Structure and Causality:

• Fingerprints cluster in representation space by source model, upsampling method (NMI ≈ 0.64), and loss function (NMI ≈ 0.61), with checkerboard and frequency-domain residuals linked to upsampling design (Song et al., 2024).
• Recent work introduces the formal notion of a causal fingerprint: a representation in a semantic-invariant latent space, extracted as a function $F = f(A)$ from generator-specific artifacts $A$ decoupled from content and style (Xu et al., 18 Sep 2025). Such fingerprints are shown manipulable via counterfactual optimization, enabling source anonymization.

Robustness and Generalization:

• Fingerprints persist under moderate image perturbations (noise, blur, cropping, JPEG compression) and model modifications (weight quantization, pruning), with bit-accuracy or attribution success rates remaining high as long as perceptual quality is maintained (Yu et al., 2020, Fei et al., 2023).
• Cross-dataset generalization is observed, with artifact-based methods yielding improved attribution accuracy when trained on one generator suite and evaluated on another (e.g., 67.7% CIFAR10$\rightarrow$CelebA (Song et al., 2024)).
• Zero-shot attribution is enabled by training fingerprint extractors solely on synthetic, architecture-varied generator models that span the fingerprint space of real generators. Identification accuracy improves by over 40% vis-à-vis closed-set baselines (Yang et al., 2023).

4. Embedded, Artificial, and Latent Fingerprinting

Artificial and embedded fingerprinting offers both proactive security and limitations.

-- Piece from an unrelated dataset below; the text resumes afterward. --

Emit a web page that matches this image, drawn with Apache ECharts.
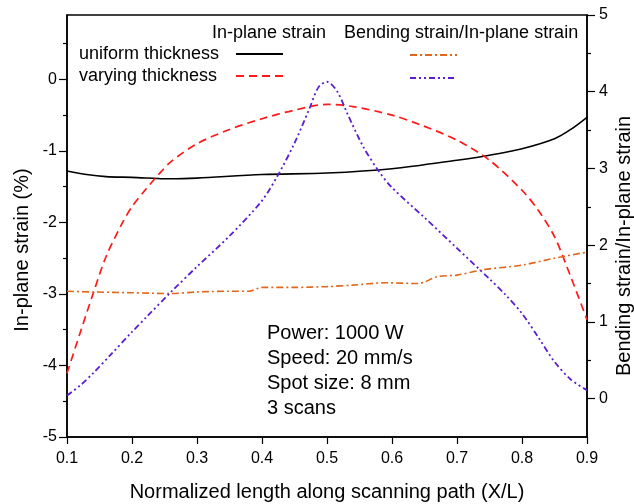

Data-Poisoning and Structural Embedding:

• Data poisoning via steganographic encoding yields fingerprints that are robust to image/model-level perturbations, undetectable by shadow classifiers, and transferable through GAN training (bit-accuracy ≥ 98%) (Yu et al., 2020).
• Scalable filter modulation with high-dimensional (e.g., 128-bit) codes injected into generator convolutions enables up to $10^{38}$ distinct fingerprints with ≥99.1% decoding accuracy and negligible FID degradation (Yu et al., 2020).
• Personalized normalization (PN) enables retraining-free GAN fingerprinting: ParamGen networks modulate normalization layer parameters in the generator based on an input fingerprint. Fingerprints are instantly applied, with robust extraction post-compression, pruning, and finetuning—unachievable by retraining-based or shallow schemes (Fei et al., 2023).

Latent Fingerprinting:

• Fingerprinting by offsetting generator style latent codes along orthogonal high-variance directions achieves minimal perceptual distortion and high attribution accuracy (e.g., $>$0.98 on FFHQ), with a precision-fidelity tradeoff governed by magnitude and dimensionality of the offset (Nie et al., 2023).
• Recovery of the fingerprint code is performed via perceptual optimization inversion (often using LPIPS loss), and fidelity is empirically bounded with respect to FID and SSIM.

5. Theoretical Foundations and Extensions

The geometric approach recasts fingerprint extraction as manifold learning and projection.

• The artifact is a geometric deviation from the data manifold, whose structure (including curvature) impacts the expressivity and separability of fingerprints. Transitioning from Euclidean to Riemannian geometry, using learned VAE pullback metrics, improves attribution particularly under domain and modality shifts (Song et al., 28 Jun 2025).
• Fingerprints may be viewed as signatures of how generators “miss” the data manifold, with the set of artifacts characterizing the model’s inductive biases and synthesis choices.

Other directions employ contrastive and set-based learning of fingerprints, capturing more robust, distribution-level properties (Song et al., 2022), and propose causal disentanglement frameworks for distinguishing model, style, and content factors (Xu et al., 18 Sep 2025).

6. Applications, Limitations, and Future Prospects

Fingerprinting supports:

• Deepfake detection and open-set synthetic-real discrimination by thresholding artifact norms or fingerprint decoding.
• Attribution and provenance tracing, including large-scale source identification, verification of user-specific model outputs, and detection of model misuse or theft.
• Forensic and IP protection via robust user/model-specific fingerprints, collusion resistance, and post-distribution verification.
• Source anonymization and privacy: manipulations in fingerprint space can create counterfactual images indistinguishable in content, yet not attributable to the original generating model (Xu et al., 18 Sep 2025).

Limitations include:

• Dependence on accurate data manifold estimation for artifact extraction; scalability for large $\mathcal{M}$; vulnerability to adversarial removal, e.g., manifold regularization, spectral filtering, or de-fingerprinting networks.
• Limited effectiveness for fine-grained model variants (e.g., LoRA/LDMs based on the same base) due to fingerprint similarity (Yang et al., 2023).
• For Riemannian and manifold-based methods, computational inefficiency for high-dimensional data and sensitivity to nonconvex manifold regions (Song et al., 28 Jun 2025).

Future directions emphasize improved manifold and artifact learning, cross-domain and cross-modality generalization, scalable and collusion-resistant embedding, adversarial robustness, and theoretical characterization of fingerprint distributions and capacities (Song et al., 2024, Song et al., 28 Jun 2025, Xu et al., 18 Sep 2025, Yu et al., 2020).